In tal senso, il peccato originario del nostro Paese risale agli anni ’80, quando furono esternalizzati molti dei servizi che offriva lo Stato a enti o agenzie private; la scusa era quella che “il privato è efficiente, il pubblico no”. Ma l’evidenza non lo ha dimostrato, e ora questa idea è entrata in crisi anche presso coloro i quali sono stati per anni gli sponsor dei processi di outsourcing e deregulation, come il Fondo Monetario Internazionale e la Banca Mondiale.
Negli ultimi anni c’è stata una profonda contraddizione anche in Europa: mentre imponevano tagli e politiche di contenimento dei bilanci ai Paesi del Sud Europa, quelli del Nord e soprattutto la Germania investivano – attraverso le loro banche completamente pubbliche – nella ricerca di base e applicata, creando network e partnership tra Stato e imprese. Così, poco dopo lo scoppio della crisi del 2008 la banca pubblica tedesca ha fortemente aumentato i propri prestiti alle imprese che volevano investire, mentre le banche private si tiravano indietro.

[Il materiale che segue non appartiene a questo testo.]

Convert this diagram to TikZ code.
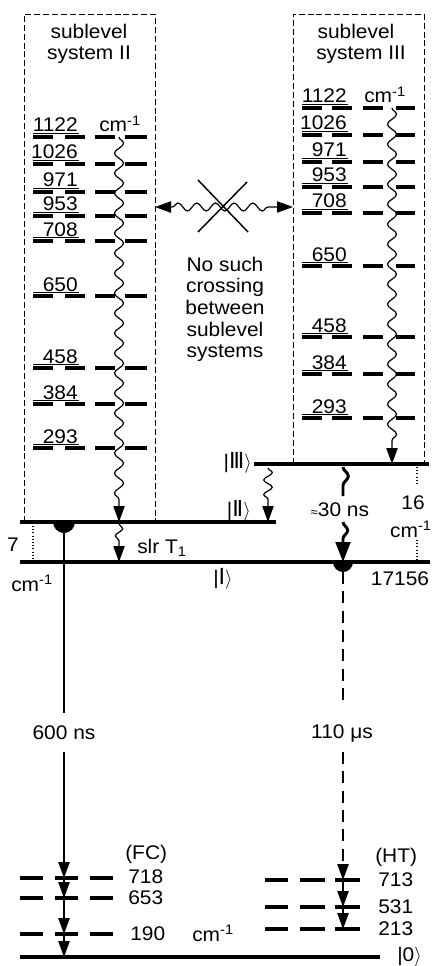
\documentclass[tikz,border=0pt]{standalone}
\usepackage{fontspec}
\setmainfont[FakeStretch=1.06]{Liberation Sans}
\newfontfamily\dvs[Scale=1.12]{DejaVu Sans}
\usetikzlibrary{arrows.meta,decorations.pathmorphing}
\newcommand\ketlab[1]{|#1$\rangle$}
\newcommand\wn{cm\textsuperscript{-1}}
\begin{document}
\begin{tikzpicture}[x=0.75pt,y=-0.75pt,
  every node/.style={font=\fontsize{14.8}{16.3}\selectfont, inner sep=0pt},
  lev/.style={line width=3pt},
  statel/.style={line width=3pt},
  boxl/.style={line width=0.7pt, dash pattern=on 4.5pt off 2.2pt},
  uline/.style={line width=0.6pt},
  thinl/.style={line width=1.1pt},
  dotl/.style={line width=0.8pt, dash pattern=on 0.8pt off 1.6pt},
  dashv/.style={line width=1.1pt, dash pattern=on 9pt off 5.5pt},
  tip/.style={-{Triangle[length=12pt,width=8.5pt]}},
  wavy/.style={decorate, decoration={snake, amplitude=3.4pt, segment length=15pt, post length=13pt}, line width=0.9pt},
  bold wavy/.style={decorate, decoration={snake, amplitude=4pt, segment length=22pt}, line width=2.2pt}
]
\useasboundingbox (0,0) rectangle (433,966);

% named points
\coordinate (IIa) at (20,522);   \coordinate (IIb) at (276,522);
\coordinate (Ia) at (20,562);    \coordinate (Ib) at (430,562);
\coordinate (IIIa) at (254,464); \coordinate (IIIb) at (429,464);
\coordinate (Za) at (20,957);    \coordinate (Zb) at (380,957);

% dashed boxes
\draw[boxl] (24,522) -- (24,14) -- (155,14) -- (155,522);
\draw[boxl] (293,464) -- (293,14) -- (424,14) -- (424,464);
\node[anchor=base] (t1a) at (89,39) {sublevel};
\node[anchor=base] (t1b) at (89,60) {system II};
\node[anchor=base] (t2a) at (356,39) {sublevel};
\node[anchor=base] (t2b) at (361,60) {system III};

% left sublevels
\foreach \y/\t in {137/1122,164/1026,192/971,216/953,241/708,296/650,368/458,404/384,448/293}{
  \draw[lev] (33,\y) -- (53,\y) (65,\y) -- (85,\y) (95,\y) -- (115,\y) (125,\y) -- (147,\y);
  \draw[uline] (33,\y-3.3) -- (79,\y-3.3);
  \node[anchor=base east] (L\t) at (78,\y-5) {\t};
}
\node[anchor=base west] (cmL) at (99,132) {\wn};

% right sublevels
\foreach \y/\t in {108/1122,135/1026,162/971,187/953,213/708,266/650,337/458,374/384,418/293}{
  \draw[lev] (302,\y) -- (322,\y) (332,\y) -- (352,\y) (363,\y) -- (383,\y) (396,\y) -- (415,\y);
  \draw[uline] (302,\y-3.3) -- (348,\y-3.3);
  \node[anchor=base east] (R\t) at (347,\y-5) {\t};
}
\node[anchor=base west] (cmR) at (364,103) {\wn};

% states
\draw[statel] (IIa) -- (IIb);
\draw[statel] (Ia) -- (Ib);
\draw[statel] (IIIa) -- (IIIb);
\draw[statel] (Za) -- (Zb);
\node[anchor=east] (kIII) at (252,463) {\ketlab{{\dvs Ⅲ}}};
\node[anchor=east] (kII) at (251,511) {\ketlab{{\dvs Ⅱ}}};
\node (kI) at (223,579) {\ketlab{{\dvs Ⅰ}}};
\node[anchor=base west] (k0) at (397,961) {\ketlab{0}};

% wavy relaxations within systems
\coordinate (wL1) at (119,137); \coordinate (wL2) at (119,522);
\draw[wavy,tip] (wL1) -- (wL2);
\coordinate (wR1) at (392,108); \coordinate (wR2) at (392,464);
\draw[wavy,tip] (wR1) -- (wR2);

% III -> II
\coordinate (w32a) at (268,468); \coordinate (w32b) at (268,522);
\draw[tip, decorate, decoration={snake, amplitude=3.2pt, segment length=11pt, post length=12pt}, line width=0.9pt] (w32a) -- (w32b);

% slr T1 : II -> I
\coordinate (s1) at (119,524); \coordinate (s2) at (119,562);
\draw[tip, decorate, decoration={snake, amplitude=2.8pt, segment length=11pt, post length=12pt}, line width=0.9pt] (s1) -- (s2);
\node[anchor=west] (slr) at (137,548) {slr T\textsubscript{1}};

% III -> I (~30 ns)
\coordinate (b1) at (343,467); \coordinate (b2) at (343,496);
\draw[bold wavy] (b1) -- (b2);
\coordinate (b3) at (343,522); \coordinate (b4) at (343,562);
\draw[-{Triangle[length=15pt,width=11pt]}, decorate, decoration={snake, amplitude=3.5pt, segment length=20pt, post length=15pt}, line width=2.2pt] (b3) -- (b4);
\node (t30) at (340,510) {{\fontsize{9}{10}\selectfont ≈}30 ns};

% crossing arrow
\coordinate (xa) at (155,207); \coordinate (xb) at (293,207);
\draw[{Triangle[length=12pt,width=8.5pt]}-{Triangle[length=12pt,width=8.5pt]}, decorate, decoration={snake, amplitude=3pt, segment length=14pt, pre length=13pt, post length=13pt}, line width=0.9pt] (xa) -- (xb);
\draw[thinl] (198,180) -- (248,232);
\draw[thinl] (247,182) -- (198,232);
\node[anchor=base] (ns1) at (225,271) {No such};
\node[anchor=base] (ns2) at (225,292.7) {crossing};
\node[anchor=base] (ns3) at (225,314.3) {between};
\node[anchor=base] (ns4) at (225,336) {sublevel};
\node[anchor=base] (ns5) at (225,357.7) {systems};

% splittings
\draw[dotl] (33,526) -- (33,560);
\node (n7) at (13,545) {7};
\node[anchor=west] (cmI) at (11,583) {\wn};
\draw[dotl] (417,467) -- (417,484);
\draw[dotl] (417,540) -- (417,560);
\node (n16) at (413,503) {16};
\node (cm16) at (411,529) {\wn};
\node (n17) at (400,579) {17156};

% hemispheres
\fill (53,522) arc[start angle=180, end angle=0, radius=11] -- cycle;
\fill (333,562) arc[start angle=180, end angle=0, radius=10] -- cycle;

% emission FC (600 ns)
\coordinate (e1) at (64,522); \coordinate (e2) at (64,713);
\draw[thinl] (e1) -- (e2);
\node (t600) at (64,733) {600 ns};
\coordinate (e3) at (64,752);
\coordinate (f718) at (64,878); \coordinate (f653) at (64,898); \coordinate (f190) at (64,934); \coordinate (f0) at (64,957);
\draw[thinl,tip] (e3) -- (f718);
\draw[thinl,tip] (f718) -- (f653);
\draw[thinl,tip] (f653) -- (f190);
\draw[thinl,tip] (f190) -- (f0);
\foreach \y in {878,898,934}{
  \draw[lev] (20,\y) -- (43,\y) (55,\y) -- (78,\y) (90,\y) -- (113,\y);
}
\node[anchor=west] (FC) at (125,854) {(FC)};
\node[anchor=west] (v718) at (128,877) {718};
\node[anchor=west] (v653) at (128,898) {653};
\node[anchor=west] (v190) at (130,934) {190};
\node[anchor=west] (cmF) at (192,933) {\wn};

% emission HT (110 us)
\coordinate (h1) at (343,572); \coordinate (h2) at (343,707);
\draw[dashv] (h1) -- (h2);
\node (t110) at (342,733) {110 μs};
\coordinate (h3) at (343,752);
\coordinate (g713) at (343,880); \coordinate (g531) at (343,907); \coordinate (g213) at (343,929);
\draw[dashv,tip] (h3) -- (g713);
\draw[thinl,tip] (g713) -- (g531);
\draw[thinl,tip] (g531) -- (g213);
\foreach \y in {880,907,929}{
  \draw[lev] (265,\y) -- (288,\y) (300,\y) -- (325,\y) (335,\y) -- (360,\y);
}
\node[anchor=west] (HT) at (375,857) {(HT)};
\node[anchor=west] (v713) at (378,880) {713};
\node[anchor=west] (v531) at (378,907) {531};
\node[anchor=west] (v213) at (378,929) {213};
\end{tikzpicture}
\end{document}
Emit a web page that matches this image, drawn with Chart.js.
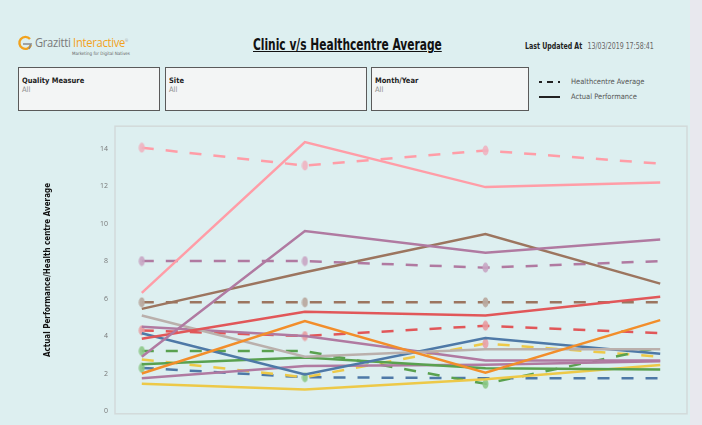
<!DOCTYPE html>
<html>
<head>
<meta charset="utf-8">
<script src="https://cdn.jsdelivr.net/npm/chart.js@4.4.1/dist/chart.umd.min.js"></script>
<style>
  body { margin: 0; width: 702px; height: 425px; overflow: hidden; background: #e8e8ee;
         font-family: "Liberation Sans Narrow", "DejaVu Sans Condensed", sans-serif; }
  #page { position: absolute; left: 0; top: 0; width: 690px; height: 425px; background: #ddeff0; }
  .abs { position: absolute; white-space: nowrap; }
  #logoTxt { left: 35px; top: 34px; font-family: "Open Sans", sans-serif; font-size: 12px; color: #7a7a7a;
             letter-spacing: -0.3px; transform: scaleX(0.93); transform-origin: left; }
  #logoTxt span { color: #f2a21c; }
  #logoTxt sup { font-size: 4px; color: #999; }
  #tagline { left: 72px; top: 51px; font-size: 4.5px; color: #666; }
  #title { left: 253px; top: 36px; font-size: 15px; font-weight: bold; color: #111; text-decoration: underline;
           transform: scaleX(0.79); transform-origin: left; }
  #updated { left: 525px; top: 41px; font-size: 8.5px; color: #222; transform: scaleX(0.82); transform-origin: left; }
  #updated b { margin-right: 4px; }
  #updated span { color: #666; }
  .filter { position: absolute; top: 67px; height: 44px; background: #f3f5f5; border: 1px solid #5a5a5a; box-sizing: border-box; }
  .filter .lbl { position: absolute; left: 3px; top: 8px; font-size: 7.5px; font-weight: bold; color: #222; }
  .filter .val { position: absolute; left: 3px; top: 17px; font-size: 7.5px; color: #8a8a8a; }
  .legtxt { font-size: 7.5px; color: #555; }
  #chartWrap { position: absolute; left: 0; top: 115px; width: 702px; height: 310px; }
</style>
</head>
<body>
<div id="page"></div>

<svg class="abs" style="left:17px;top:35px" width="16" height="16" viewBox="0 0 16 16">
  <path d="M13 4 A6 6 0 1 0 14 10" fill="none" stroke="#f2a21c" stroke-width="2.4"/>
  <path d="M6 9 L14 9 L12 14" fill="none" stroke="#8a8a8a" stroke-width="1.6"/>
</svg>
<div id="logoTxt" class="abs">Grazitti <span>Interactive</span><sup>®</sup></div>
<div id="tagline" class="abs">Marketing for Digital Natives</div>

<div id="title" class="abs">Clinic v/s Healthcentre Average</div>
<div id="updated" class="abs"><b>Last Updated At</b> <span>13/03/2019 17:58:41</span></div>

<div class="filter" style="left:18px;width:142px"><div class="lbl">Quality Measure</div><div class="val">All</div></div>
<div class="filter" style="left:165px;width:202px"><div class="lbl">Site</div><div class="val">All</div></div>
<div class="filter" style="left:371px;width:158px"><div class="lbl">Month/Year</div><div class="val">All</div></div>

<svg class="abs" style="left:537px;top:77px" width="30" height="25">
  <line x1="2" y1="5" x2="23" y2="5" stroke="#222" stroke-width="2" stroke-dasharray="3 5 6 5 3"/>
  <line x1="2" y1="20" x2="23" y2="20" stroke="#222" stroke-width="2"/>
</svg>
<div class="abs legtxt" style="left:571px;top:77px">Healthcentre Average</div>
<div class="abs legtxt" style="left:571px;top:92px">Actual Performance</div>

<div id="chartWrap"><canvas id="chart" width="702" height="310"></canvas></div>

<script>
// ---- data ----
const months    = ['Feb', 'Mar', 'Apr', 'May'];
const dayOffset = [0, 28, 59, 89];
const yTicks    = [0, 2, 4, 6, 8, 10, 12, 14];

// actual performance (solid lines)
const actPink   = [6.3, 14.35, 11.95, 12.2];
const actPurple = [2.9, 9.6, 8.45, 9.15];
const actBrown  = [5.45, 7.4, 9.45, 6.8];
const actRed    = [3.85, 5.3, 5.1, 6.1];
const actOrange = [2.0, 4.8, 2.05, 4.85];
const actGray   = [5.1, 2.9, 3.3, 3.3];
const actBlue   = [4.15, 1.95, 3.9, 3.05];
const actGreen  = [2.5, 2.85, 2.28, 2.22];
const actYellow = [1.45, 1.15, 1.7, 2.45];
const actMauve  = [4.5, 4.0, 2.7, 2.7];
const actLilac  = [1.75, 2.4, 2.47, 2.65];

// healthcentre average (dashed lines)
const avgPink   = [14.05, 13.1, 13.9, 13.2];
const avgPurple = [8.0, 8.0, 7.65, 8.0];
const avgBrown  = [5.8, 5.8, 5.8, 5.8];
const avgRed    = [4.3, 4.0, 4.55, 4.15];
const avgGreen  = [3.2, 3.2, 1.45, 3.4];
const avgYellow = [2.75, 1.8, 3.6, 2.9];
const avgBlue   = [2.3, 1.8, 1.75, 1.75];

// ---- helpers ----
const pts = (vals) => vals.map((v, i) => ({ x: dayOffset[i], y: v }));

// little oval markers on some of the average points
function oval(color) {
  const c = document.createElement('canvas');
  c.width = 7; c.height = 11;
  const g = c.getContext('2d');
  g.fillStyle = color;
  g.beginPath();
  g.ellipse(3.5, 5.5, 3, 5, 0, 0, Math.PI * 2);
  g.fill();
  return c;
}

const solid = (vals, color) => ({
  data: pts(vals), borderColor: color, borderWidth: 2.5, pointRadius: 0, tension: 0
});
const dashed = (vals, color, marks, markColor) => ({
  data: pts(vals), borderColor: color, borderWidth: 2.5, borderDash: [12, 12], tension: 0,
  pointRadius: marks.map(m => (m ? 4 : 0)),
  pointStyle: oval(markColor)
});

const areaBorder = {
  id: 'areaBorder',
  beforeDatasetsDraw(chart) {
    const { ctx, chartArea: a } = chart;
    ctx.save();
    ctx.strokeStyle = '#d2dada';
    ctx.lineWidth = 1.5;
    ctx.strokeRect(a.left, a.top, a.right - a.left, a.bottom - a.top);
    ctx.restore();
  }
};

new Chart(document.getElementById('chart'), {
  type: 'line',
  data: {
    datasets: [
      solid(actPink,   '#ff9da7'),
      solid(actPurple, '#b07aa1'),
      solid(actBrown,  '#9c755f'),
      solid(actRed,    '#e15759'),
      solid(actOrange, '#f28e2b'),
      solid(actGray,   '#bab0ac'),
      solid(actBlue,   '#4e79a7'),
      solid(actGreen,  '#59a14f'),
      solid(actYellow, '#edc948'),
      solid(actMauve,  '#b07aa1'),
      solid(actLilac,  '#b07aa1'),
      dashed(avgPink,   '#ff9da7', [1, 1, 1, 0], 'rgba(240,178,192,0.9)'),
      dashed(avgPurple, '#b07aa1', [1, 1, 1, 0], 'rgba(200,165,195,0.9)'),
      dashed(avgBrown,  '#9c755f', [1, 1, 1, 0], 'rgba(185,170,160,0.95)'),
      dashed(avgRed,    '#e15759', [1, 1, 1, 0], 'rgba(232,155,160,0.9)'),
      dashed(avgGreen,  '#59a14f', [1, 0, 1, 0], 'rgba(140,200,135,0.9)'),
      dashed(avgYellow, '#edc948', [0, 0, 1, 0], 'rgba(232,160,168,0.9)'),
      dashed(avgBlue,   '#4e79a7', [1, 1, 0, 0], 'rgba(140,200,135,0.9)')
    ]
  },
  options: {
    responsive: false,
    animation: false,
    events: [],
    layout: { padding: { left: 0, right: 15, top: 10, bottom: 8 } },
    plugins: { legend: { display: false }, tooltip: { enabled: false } },
    scales: {
      x: { type: 'linear', min: -4.6, max: 93.6, display: false },
      y: {
        min: -0.15, max: 15.2,
        afterFit(s) { s.width = 115; },
        afterBuildTicks(s) { s.ticks = yTicks.map(v => ({ value: v })); },
        grid: { display: false, drawTicks: false },
        border: { display: false },
        ticks: { padding: 7, color: '#777', font: { family: 'Open Sans', size: 7 } },
        title: {
          display: true,
          text: 'Actual Performance/Health centre Average',
          color: '#111',
          padding: { top: 43 },
          font: { family: '"Liberation Sans Narrow", "DejaVu Sans Condensed", sans-serif', size: 8, weight: 'bold' }
        }
      }
    }
  },
  plugins: [areaBorder]
});
</script>
</body>
</html>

Sono i Pigs semmai ad aver investito poco. O male. Questo è avvenuto in particolare per quanto riguarda gli investimenti di lungo periodo, i quali aumentano una produttività che in Italia non cresce da vent’anni, ben prima dell’adozione dell’euro.
C’è poi il discorso legato alle energie rinnovabili: l’Italia, per la sua posizione e il clima, è in una posizione assolutamente privilegiata per la valorizzazione di queste risorse, ma si limita a elargire qualche sussidio a pioggia. In Danimarca avviene il contrario: oggi non solo è il Paese che investe di più in green economy, ma anche quello che più vende alla Cina, enorme mercato per i servizi verdi. Politiche industriali intelligenti e lungimiranti, che richiedono però investimenti che ai Paesi “spendaccioni” e poco “virtuosi” del Sud Europa non sono consentiti. Citofonare Bruxelles e Francoforte.